12.    Article I of the UN Charter calls for effective collective measures for the prevention and removal of threats to peace. Preventing potential conflicts from crossing the threshold of violence requires early warning of the situations and an integrated preventive strategy. Regrettably, in some cases effective prevention was actually impeded by the traditional focus on external threats to a state's security. Today, we recognize that many other threats to human security, such as ethnic tensions and religious intolerance, human rights violations, and others may also be sources of conflict. Latest tragic events in some parts of the region just confirm this. The intimate relationship between social justice, material well being and peace must also be taken into account if action is to be pursued far enough to prevent local conflicts from escalating and spilling over into the international arena.

13.    Since the causes of conflict are usually regional or local, it is important that international regional organizations are well suited to play an important role in early warning and preventive diplomacy. Therefore the UN is seeking to create a real partnership, with a more rational and cost-effective division of labour, between those organizations and the UN.

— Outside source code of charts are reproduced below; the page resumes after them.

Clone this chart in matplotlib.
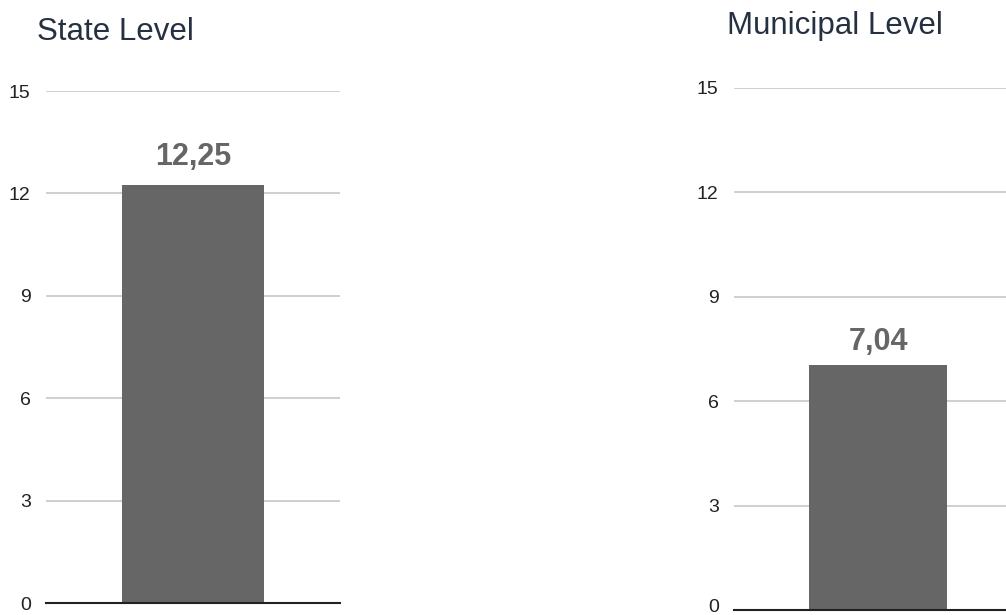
import matplotlib
matplotlib.use("Agg")
import matplotlib.pyplot as plt
from matplotlib.transforms import ScaledTranslation

# data
titles = ["State Level", "Municipal Level"]
values = [12.25, 7.04]
value_labels = ["12,25", "7,04"]
yticks = [0, 3, 6, 9, 12, 15]

plt.rcParams['font.family'] = ['Liberation Sans', 'DejaVu Sans']

fig = plt.figure(figsize=(10.06, 6.15), dpi=100)

# panel rectangles in figure fractions (left, bottom, width, height)
rects = [
    (46 / 1006, 12 / 615, 294 / 1006, 512 / 615),
    (734 / 1006, 5 / 615, 288 / 1006, 522 / 615),
]
title_pos = [(37 / 1006, 1 - 40 / 615), (727 / 1006, 1 - 34 / 615)]
label_offset = [9, 6]

for i in range(2):
    ax = fig.add_axes(rects[i])
    ax.bar([0], [values[i]], width=0.48, color='#666666', zorder=3)
    ax.set_xlim(-0.5, 0.5)
    ax.set_ylim(0, 15)
    ax.set_yticks(yticks)
    ax.set_yticklabels([str(t) for t in yticks])
    ax.set_xticks([])
    ax.grid(axis='y', color='#cccccc', linewidth=1.3, zorder=0)
    for s in ['top', 'right', 'left']:
        ax.spines[s].set_visible(False)
    ax.spines['bottom'].set_color('#222222')
    ax.spines['bottom'].set_linewidth(1.5)
    ax.spines['bottom'].set_zorder(4)
    ax.tick_params(axis='y', length=0, pad=11, labelsize=14, labelcolor='#222222')

    ax.annotate(value_labels[i], xy=(0, values[i]), xytext=(0, label_offset[i]),
                textcoords='offset points', ha='center', va='bottom',
                fontsize=22, fontweight='bold', color='#666666')

    fig.text(title_pos[i][0], title_pos[i][1], titles[i], fontsize=22.5,
             color='#253040', ha='left', va='baseline')

    if i == 1:
        # keep the lowest label of the right panel inside the picture
        lab = ax.get_yticklabels()[0]
        lab.set_transform(lab.get_transform() + ScaledTranslation(0, 4 / 100, fig.dpi_scale_trans))

fig.savefig('out.png', dpi=100, facecolor='white')
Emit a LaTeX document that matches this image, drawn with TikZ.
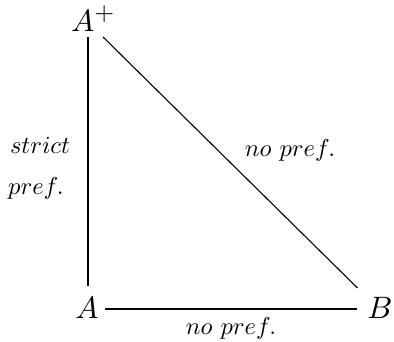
\documentclass[tikz,border=0pt]{standalone}
\usepackage{graphicx}
\begin{document}
\begin{tikzpicture}[x=1pt,y=1pt,
  vert/.style={inner sep=0pt},
  lbl/.style={inner sep=0pt},
  thick line/.style={line width=2pt},
  thin line/.style={line width=1.1pt}]
\useasboundingbox (0,0) rectangle (394,342);
\node[vert] (Ap) at (93.5,323.5) {\scalebox{3.1}{$A^{\scalebox{0.82}{$+$}}$}};
\node[vert] (A) at (87,34.5) {\scalebox{3.1}{$A$}};
\node[vert] (B) at (380,34.5) {\scalebox{3.1}{$B$}};
\coordinate (vtop) at (88,305);
\coordinate (vbot) at (88,56);
\coordinate (dtop) at (103,305);
\coordinate (dbot) at (357.5,54);
\coordinate (hl) at (105,33);
\coordinate (hr) at (357,33);
\draw[thick line] (vtop) -- (vbot);
\draw[thin line] (dtop) -- (dbot);
\draw[thick line] (hl) -- (hr);
\node[lbl] (l1) at (40,197) {\scalebox{2.45}{$strict$}};
\node[lbl] (l2) at (36,154) {\scalebox{2.45}{$pref.$}};
\node[lbl] (l3) at (290,192) {\scalebox{2.45}{$no\ pref.$}};
\node[lbl] (l4) at (231,14) {\scalebox{2.45}{$no\ pref.$}};
\end{tikzpicture}
\end{document}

14.    The other major agenda item of this conference is Mongolia's initiative on nuclear- weapon-free status. Facing fundamentally new geopolitical situation Mongolia adopted its new comprehensive security concept in June 1994. It defined Mongolia's vital national interests as coexistence of the Mongolian people and their civilization, the country's independence, sovereignty, territorial integrity, inviolability of the State frontiers, relative economic independence, sustainable ecological development and national unity.

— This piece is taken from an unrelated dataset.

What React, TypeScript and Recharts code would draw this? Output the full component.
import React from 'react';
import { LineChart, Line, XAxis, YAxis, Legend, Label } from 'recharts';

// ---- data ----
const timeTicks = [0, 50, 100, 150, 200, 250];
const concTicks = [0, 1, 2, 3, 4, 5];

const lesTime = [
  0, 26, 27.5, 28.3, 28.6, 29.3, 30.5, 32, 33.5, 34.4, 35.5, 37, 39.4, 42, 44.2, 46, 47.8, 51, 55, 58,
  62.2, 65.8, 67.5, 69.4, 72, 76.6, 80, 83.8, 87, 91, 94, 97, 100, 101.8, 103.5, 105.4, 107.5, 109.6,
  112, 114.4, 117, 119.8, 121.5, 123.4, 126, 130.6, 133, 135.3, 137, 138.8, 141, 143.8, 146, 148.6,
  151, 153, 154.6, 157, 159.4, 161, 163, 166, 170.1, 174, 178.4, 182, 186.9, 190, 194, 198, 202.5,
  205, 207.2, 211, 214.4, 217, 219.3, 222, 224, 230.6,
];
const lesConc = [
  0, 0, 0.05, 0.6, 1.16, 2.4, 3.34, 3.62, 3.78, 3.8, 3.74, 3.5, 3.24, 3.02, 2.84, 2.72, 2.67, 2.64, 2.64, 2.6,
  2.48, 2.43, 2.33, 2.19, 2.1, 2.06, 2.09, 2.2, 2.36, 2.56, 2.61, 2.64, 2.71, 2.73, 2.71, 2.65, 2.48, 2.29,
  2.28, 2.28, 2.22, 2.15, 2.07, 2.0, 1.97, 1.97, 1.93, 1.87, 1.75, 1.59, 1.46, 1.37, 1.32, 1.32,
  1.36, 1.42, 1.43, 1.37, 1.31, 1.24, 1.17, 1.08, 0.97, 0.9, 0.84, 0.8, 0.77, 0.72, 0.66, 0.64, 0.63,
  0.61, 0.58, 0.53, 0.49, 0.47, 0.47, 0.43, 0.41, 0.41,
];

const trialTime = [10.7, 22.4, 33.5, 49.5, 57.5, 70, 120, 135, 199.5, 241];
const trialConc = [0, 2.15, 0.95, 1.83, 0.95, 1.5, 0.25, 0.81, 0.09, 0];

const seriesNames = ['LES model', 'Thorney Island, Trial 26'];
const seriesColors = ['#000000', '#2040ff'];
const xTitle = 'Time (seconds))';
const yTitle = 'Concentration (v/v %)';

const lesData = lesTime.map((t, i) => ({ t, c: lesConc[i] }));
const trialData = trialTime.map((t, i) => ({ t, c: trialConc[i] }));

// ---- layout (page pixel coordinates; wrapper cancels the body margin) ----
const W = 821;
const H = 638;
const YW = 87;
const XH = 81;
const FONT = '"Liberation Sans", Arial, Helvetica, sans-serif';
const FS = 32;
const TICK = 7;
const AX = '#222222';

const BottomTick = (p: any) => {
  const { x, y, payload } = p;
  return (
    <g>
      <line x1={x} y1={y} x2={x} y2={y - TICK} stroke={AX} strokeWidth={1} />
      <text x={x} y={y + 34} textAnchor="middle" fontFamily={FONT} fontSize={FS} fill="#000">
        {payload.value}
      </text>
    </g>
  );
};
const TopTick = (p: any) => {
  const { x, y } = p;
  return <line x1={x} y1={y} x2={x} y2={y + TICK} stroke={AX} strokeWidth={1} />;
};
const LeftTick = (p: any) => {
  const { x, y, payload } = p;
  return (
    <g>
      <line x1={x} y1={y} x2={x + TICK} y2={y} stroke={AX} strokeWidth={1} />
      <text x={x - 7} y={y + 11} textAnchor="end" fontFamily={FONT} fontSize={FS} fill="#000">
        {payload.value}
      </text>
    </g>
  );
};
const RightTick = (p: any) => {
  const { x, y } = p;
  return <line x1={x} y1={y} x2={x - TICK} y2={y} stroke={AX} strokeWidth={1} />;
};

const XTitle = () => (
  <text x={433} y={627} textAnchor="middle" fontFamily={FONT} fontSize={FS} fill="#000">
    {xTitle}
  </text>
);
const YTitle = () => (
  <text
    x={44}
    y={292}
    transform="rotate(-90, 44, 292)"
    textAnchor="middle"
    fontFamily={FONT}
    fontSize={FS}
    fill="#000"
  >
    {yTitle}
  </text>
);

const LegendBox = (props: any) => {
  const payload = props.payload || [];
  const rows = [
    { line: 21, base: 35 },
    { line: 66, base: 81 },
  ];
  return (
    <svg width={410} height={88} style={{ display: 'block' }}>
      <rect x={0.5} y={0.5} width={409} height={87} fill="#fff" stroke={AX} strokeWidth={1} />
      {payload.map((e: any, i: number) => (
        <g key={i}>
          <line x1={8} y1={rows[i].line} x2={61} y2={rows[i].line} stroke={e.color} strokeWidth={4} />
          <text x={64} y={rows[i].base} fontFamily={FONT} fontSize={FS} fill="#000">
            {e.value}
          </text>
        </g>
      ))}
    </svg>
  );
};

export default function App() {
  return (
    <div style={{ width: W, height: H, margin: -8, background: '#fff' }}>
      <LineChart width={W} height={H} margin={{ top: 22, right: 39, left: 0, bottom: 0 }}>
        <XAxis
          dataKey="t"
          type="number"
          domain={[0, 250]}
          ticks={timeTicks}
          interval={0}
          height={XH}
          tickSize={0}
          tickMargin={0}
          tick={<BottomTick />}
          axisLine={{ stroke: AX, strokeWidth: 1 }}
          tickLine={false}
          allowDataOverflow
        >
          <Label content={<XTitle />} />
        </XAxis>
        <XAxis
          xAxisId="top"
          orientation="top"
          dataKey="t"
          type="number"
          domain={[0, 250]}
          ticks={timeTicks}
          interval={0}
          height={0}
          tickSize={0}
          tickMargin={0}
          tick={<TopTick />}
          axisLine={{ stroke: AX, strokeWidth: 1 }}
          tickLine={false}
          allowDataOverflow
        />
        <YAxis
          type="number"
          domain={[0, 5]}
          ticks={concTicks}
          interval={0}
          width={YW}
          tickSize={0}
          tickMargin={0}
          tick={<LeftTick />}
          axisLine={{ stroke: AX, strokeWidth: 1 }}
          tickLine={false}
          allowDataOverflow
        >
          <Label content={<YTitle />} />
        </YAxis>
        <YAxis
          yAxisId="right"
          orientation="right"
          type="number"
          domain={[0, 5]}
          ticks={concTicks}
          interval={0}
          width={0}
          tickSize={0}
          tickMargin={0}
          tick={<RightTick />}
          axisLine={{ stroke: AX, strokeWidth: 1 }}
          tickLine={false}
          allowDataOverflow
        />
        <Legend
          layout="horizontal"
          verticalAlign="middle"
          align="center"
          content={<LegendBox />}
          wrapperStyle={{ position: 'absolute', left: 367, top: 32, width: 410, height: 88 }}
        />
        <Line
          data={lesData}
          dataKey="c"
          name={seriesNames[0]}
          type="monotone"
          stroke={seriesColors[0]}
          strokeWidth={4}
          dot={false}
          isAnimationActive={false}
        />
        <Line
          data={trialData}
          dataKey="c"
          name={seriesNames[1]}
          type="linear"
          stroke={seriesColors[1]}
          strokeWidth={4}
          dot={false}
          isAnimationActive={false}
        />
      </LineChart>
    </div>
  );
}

15.    As a way of promoting and consolidating this national security concept, last year Mongolia presented a draft resolution on its nuclear weapon-free status at the 53rd session of the UN General Assembly. The draft resolution was adopted without a vote and became GA resolution 53/ 77D. The resolution

        1. Welcomed the declaration by Mongolia of its nuclear-weapon-free- status;

        2. Endorsed and supported Mongolia's good-neighborly and balanced relationship with its neighbours as an important element of strengthening regional peace, security and stability,

        3. Invited Member States, including the five nuclear-weapon States, to cooperate with Mongolia in taking the necessary measures to consolidate and strengthen Mongolia's independence, sovereignty, territorial integrity, and inviolability of its frontiers, its economic security, ecological balance and its nuclear-weapon-free status as well as its independent foreign policy;

        4. Appealed to the Member States of the Asia-Pacific region to support Mongolia's efforts to join the relevant regional security and economic arrangements.

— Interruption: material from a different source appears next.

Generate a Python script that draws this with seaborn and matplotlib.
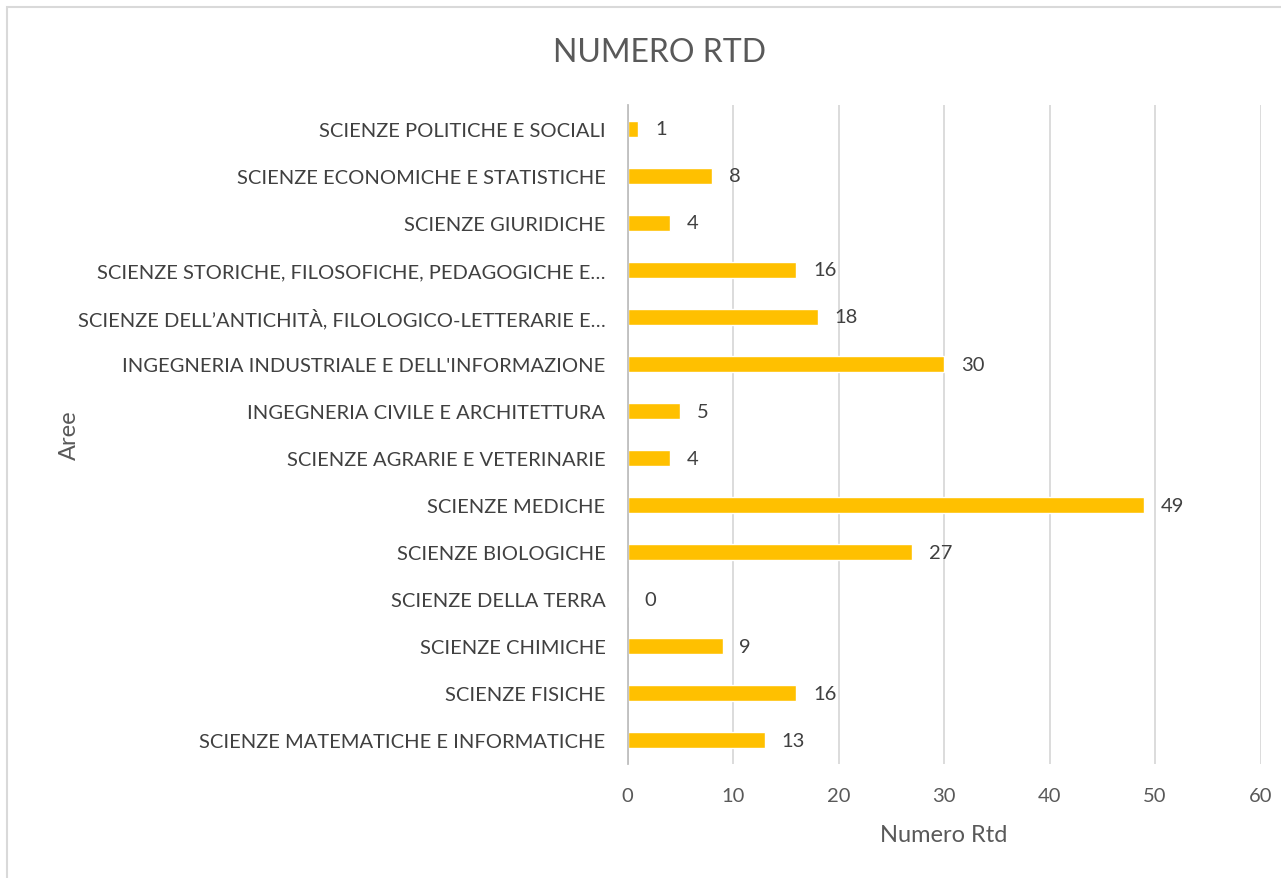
import matplotlib
matplotlib.use("Agg")
import matplotlib.pyplot as plt
import seaborn as sns
from matplotlib.patches import Rectangle

# Aree e numero di RTD, dall'alto verso il basso
aree = [
    "SCIENZE POLITICHE E SOCIALI",
    "SCIENZE ECONOMICHE E STATISTICHE",
    "SCIENZE GIURIDICHE",
    "SCIENZE STORICHE, FILOSOFICHE, PEDAGOGICHE E…",
    "SCIENZE DELL’ANTICHITÀ, FILOLOGICO-LETTERARIE E…",
    "INGEGNERIA INDUSTRIALE E DELL'INFORMAZIONE",
    "INGEGNERIA CIVILE E ARCHITETTURA",
    "SCIENZE AGRARIE E VETERINARIE",
    "SCIENZE MEDICHE",
    "SCIENZE BIOLOGICHE",
    "SCIENZE DELLA TERRA",
    "SCIENZE CHIMICHE",
    "SCIENZE FISICHE",
    "SCIENZE MATEMATICHE E INFORMATICHE",
]
numero_rtd = [1, 8, 4, 16, 18, 30, 5, 4, 49, 27, 0, 9, 16, 13]
x_ticks = [0, 10, 20, 30, 40, 50, 60]

sns.set_theme(style="white")
plt.rcParams["font.family"] = ["Lato", "DejaVu Sans"]

fig = plt.figure(figsize=(12.81, 8.79), dpi=100)
ax = fig.add_axes([0.490, 0.130, 0.494, 0.749])

sns.barplot(x=numero_rtd, y=aree, orient="h", color="#FFC000",
            saturation=1, width=0.35, ax=ax)

ax.bar_label(ax.containers[0], padding=12, fontsize=14.5, color="#404040")

ax.set_xlim(0, 60)
ax.set_xticks(x_ticks)
ax.grid(axis="x", color="#D9D9D9", linewidth=1.3)
ax.set_axisbelow(True)
for side in ["top", "right", "bottom"]:
    ax.spines[side].set_visible(False)
ax.spines["left"].set_color("#BFBFBF")
ax.spines["left"].set_linewidth(1.3)

ax.tick_params(axis="y", length=0, pad=16, labelsize=14.5, labelcolor="#404040")
ax.tick_params(axis="x", length=0, pad=17, labelsize=14.5, labelcolor="#595959")

ax.set_xlabel("Numero Rtd", fontsize=17, color="#595959", labelpad=14)
ax.set_ylabel("Aree", fontsize=17, color="#595959")
ax.yaxis.set_label_coords(-0.865, 0.5)

fig.text(0.515, 0.94, "NUMERO RTD", ha="center", va="center",
         fontsize=23, color="#595959")

# cornice del grafico
fig.patches.append(Rectangle((0.0055, -0.1), 1.2, 1.091, transform=fig.transFigure,
                             fill=False, edgecolor="#D9D9D9", linewidth=1.5))

fig.savefig("out.png", dpi=100)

16.    As for nuclear-weapon-free zones, we have many positive examples and, currently, the Department for Disarmament Affairs of the United Nations through its Asia-Pacific Regional Centre is assisting the five Central Asian states to conclude a treaty on the Central Asia nuclear- weapon-free zone. Giving a nuclear-weapon-free status to a single state is entirely a new attempt. In light of Mongolia's genial efforts, the five nuclear- weapon-states have expressed their support for Mongolia's nuclear-weapon-free status. GA resolution 53/ 77D, also requested United Nations to provide the necessary assistance to Mongolia to take the necessary measures in paragraph 3 of this resolution, mentioned above. Taking up this agenda at the Ulaanbaatar meeting is a way to assist Mongolia. I am confident that this meeting will provide the participants with a good opportunity to familiarize with Mongolia's initiative by learning more about background of the resolution and its aims. At the same time, it will be useful for Mongolia to receive reaction of international experts to its initiative on nuclear-weapon-free status. This meeting could be helpful in defining our future course of action.

17.    Wishing you success at this meeting, I declare UN regional disarmament meeting in Mongolia on "Security concepts in the changing world" open.